Hawthorne Juvenile Stakes
- Class: Discontinued stakes
- Location: Hawthorne Race Course, Stickney/Cicero, Illinois United States
- Inaugurated: 1927
- Race type: Thoroughbred - Flat racing

Race information
- Distance: 1 1/16 miles
- Surface: Dirt
- Track: left-handed
- Qualification: Two-year-olds

= Hawthorne Juvenile Stakes =

The Hawthorne Juvenile Stakes was an American Thoroughbred horse race run annually from 1927 through 1999 at Hawthorne Race Course in Stickney/Cicero, Illinois. The race was open to two-year-old horses and was last contested on dirt at a distance of a mile and a sixteenth (8.5 furlongs).

The inaugural edition took place on August 27, 1927, as the Chicago Juvenile Handicap at a distance of six furlongs on dirt. It was won by John W. Marchbank's filly, May Cooper.

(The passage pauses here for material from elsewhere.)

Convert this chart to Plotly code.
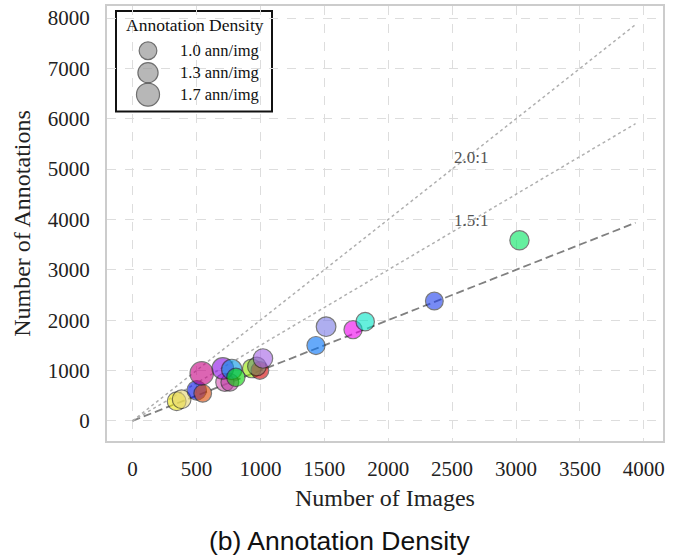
import numpy as np
import plotly.graph_objects as go

# ---- data ----
images = [345, 384, 502, 549, 541, 722, 761, 706, 776, 808, 933, 996, 973, 1020,
          1435, 1514, 1725, 1820, 2361, 3027]
annotations = [389, 429, 607, 547, 943, 765, 765, 1042, 1022, 864, 1042, 1002, 1081, 1239,
               1496, 1871, 1811, 1970, 2380, 3587]
point_colors = ["#eee60d", "#e6d571", "#000de6", "#de4800", "#c50082", "#d550b4",
                "#bc3fa3", "#8a0de6", "#0093e6", "#00d500", "#93e600", "#d50000",
                "#719371", "#a361e6", "#0071f7", "#7a7ae6", "#ee00ee", "#00e6c5",
                "#1e3fee", "#00e661"]
ratios = [1.0, 1.5, 2.0]
ratio_labels = ["", "1.5:1", "2.0:1"]
legend_density = [1.0, 1.3, 1.7]
legend_labels = ["1.0 ann/img", "1.3 ann/img", "1.7 ann/img"]
x_ticks = [0, 500, 1000, 1500, 2000, 2500, 3000, 3500, 4000]
y_ticks = [0, 1000, 2000, 3000, 4000, 5000, 6000, 7000, 8000]

SERIF = "Liberation Serif"
BASE_D = 17.7

def size_of(d):
    return BASE_D * np.sqrt(np.asarray(d, dtype=float))

img = np.array(images, dtype=float)
ann = np.array(annotations, dtype=float)
dens = ann / img

fig = go.Figure()

# reference lines
xmax = img.max() * 1.3
xl = np.array([0, xmax])
styles = {1.0: dict(color="#808080", width=1.8, dash="8px,4px"),
          1.5: dict(color="#b0b0b0", width=1.5, dash="dot"),
          2.0: dict(color="#b0b0b0", width=1.5, dash="dot")}
for r in ratios:
    fig.add_trace(go.Scatter(x=xl, y=r * xl, mode="lines", line=styles[r],
                             showlegend=False, hoverinfo="skip"))

# data points
fig.add_trace(go.Scatter(
    x=img, y=ann, mode="markers", showlegend=False,
    marker=dict(size=size_of(dens), color=point_colors, opacity=0.6,
                line=dict(color="#222222", width=1.2))))

# ratio labels
for r, lab in zip(ratios, ratio_labels):
    if lab:
        fig.add_annotation(x=2500, y=r * 2500, text=lab, showarrow=False,
                           xanchor="left", yanchor="bottom",
                           font=dict(family=SERIF, size=17, color="#555555"))

# custom legend (on overlay axes in pixel-like units)
L, R, T, B = 107, 663, 4, 441
leg_x = [148] * len(legend_density)
leg_y = [49, 71, 93]
fig.add_trace(go.Scatter(
    x=leg_x, y=leg_y, mode="markers", xaxis="x2", yaxis="y2", showlegend=False,
    hoverinfo="skip",
    marker=dict(size=size_of(legend_density), color="#999999",
                line=dict(color="#333333", width=1.2))))
for yy, lab in zip(leg_y, legend_labels):
    fig.add_annotation(x=178, y=yy, xref="x2", yref="y2", text=lab, showarrow=False,
                       xanchor="left", yanchor="middle",
                       font=dict(family=SERIF, size=16.5, color="#111111"))
fig.add_annotation(x=195, y=23, xref="x2", yref="y2", text="Annotation Density",
                   showarrow=False, xanchor="center", yanchor="middle",
                   font=dict(family=SERIF, size=17.5, color="#111111"))
fig.add_shape(type="rect", xref="x2", yref="y2", x0=116, x1=272, y0=9, y1=110,
              line=dict(color="#111111", width=2), fillcolor="rgba(255,255,255,0.9)",
              layer="below")

# subtitle
fig.add_annotation(x=(339 - L) / (R - L), y=(B - 541) / (B - T), xref="paper", yref="paper",
                   text="(b) Annotation Density", showarrow=False,
                   xanchor="center", yanchor="middle",
                   font=dict(family="Liberation Sans", size=26.5, color="#111111"))

axis_common = dict(showgrid=True, gridcolor="#dddddd", griddash="dash", gridwidth=1,
                   zeroline=False, showline=True, linecolor="#cccccc", linewidth=2,
                   mirror=True, ticks="", tickfont=dict(family=SERIF, size=21, color="#222222"))

fig.update_layout(
    width=688, height=556,
    margin=dict(l=L, r=688 - R, t=T, b=556 - B),
    plot_bgcolor="white", paper_bgcolor="white",
    xaxis=dict(range=[-200, 4150], tickvals=x_ticks, ticklabelstandoff=8,
               title=dict(text="Number of Images", font=dict(family=SERIF, size=24, color="#222222"),
                          standoff=9),
               **axis_common),
    yaxis=dict(range=[-400, 8240], tickvals=y_ticks, ticklabelstandoff=11,
               title=dict(text="Number of Annotations", font=dict(family=SERIF, size=24, color="#222222"),
                          standoff=10),
               **axis_common),
    xaxis2=dict(overlaying="x", range=[L, R], visible=False, fixedrange=True),
    yaxis2=dict(overlaying="y", range=[B, T], visible=False, fixedrange=True),
    showlegend=False,
)

fig.write_html("out.html")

The race in 1999 was supplanted by the Jim Edgar Illinois Futurity, a race open to Illinois-bred two-year-old colts and geldings.

==Racenotes==
In 1958, the filly Indian Maid defeated her male counterparts to win the Hawthorne Juvenile.

The race has produced three horses that went on to win the second leg of the U.S. Triple Crown series. Head Play accomplished the feat in 1932–33, Bee Bee Bee in 1971–72, and Elocutionist did it in 1975–76. In each case, the horse won only the Preakness Stakes.